Fontes diplomáticas disseram que o Conselho Permanente da OEA cogita duas resoluções sobre a Nicarágua, uma relacionada à implementação das recomendações feitas pela Comissão Interamericana de Direitos Humanos (CIDH) depois de sua visita ao país, exigindo esclarecimento e punição dos assassinatos registrados desde abril, e outra com propostas para uma saída pacífica da crise, com a antecipação de eleições gerais. As mesmas fontes acrescentaram, porém, que as duas resoluções não contam com os 18 votos necessários para sua aprovação, principalmente porque não foi possível convencer os países do Caribe e do resto da América Central.
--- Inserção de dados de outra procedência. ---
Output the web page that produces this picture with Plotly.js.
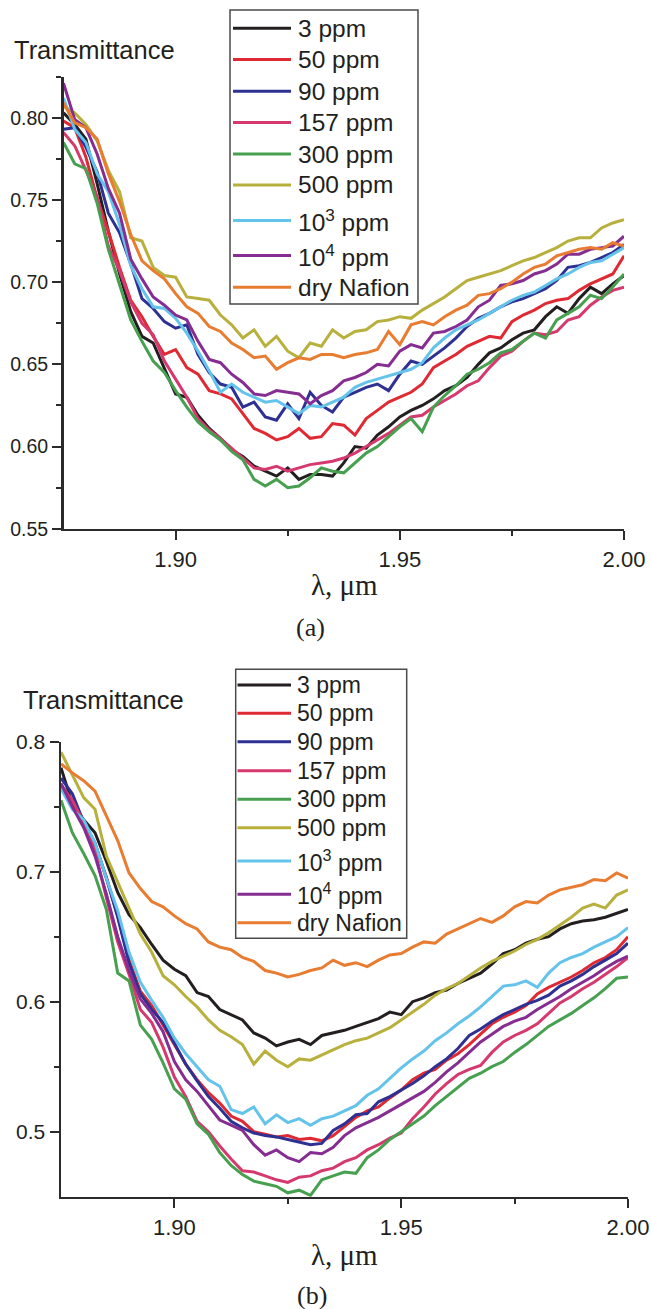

A solução, sabem os nicaraguenses, não virá de fora. A pressão social nas ruas da Nicarágua é a via para obter uma saída pacífica para a crise, opinaram analistas consultados em Manágua. Na quinta-feira houve manifestações em outras cidades do país, embora a maior tenha sido a de Manágua. Marta Rivas, apesar do calor e da idade, avançava em meio à passeata. A passos lentos, mas decididos, por uma cidade que pelo menos durante um dia recuperou a liberdade, após semanas de um toque de silêncio informal imposto pelas hostes de Ortega. Marta, como os milhares de nicaraguenses que a cercavam, também gritava as palavras de ordem: “O povo pede: vá embora, carniceiro!”.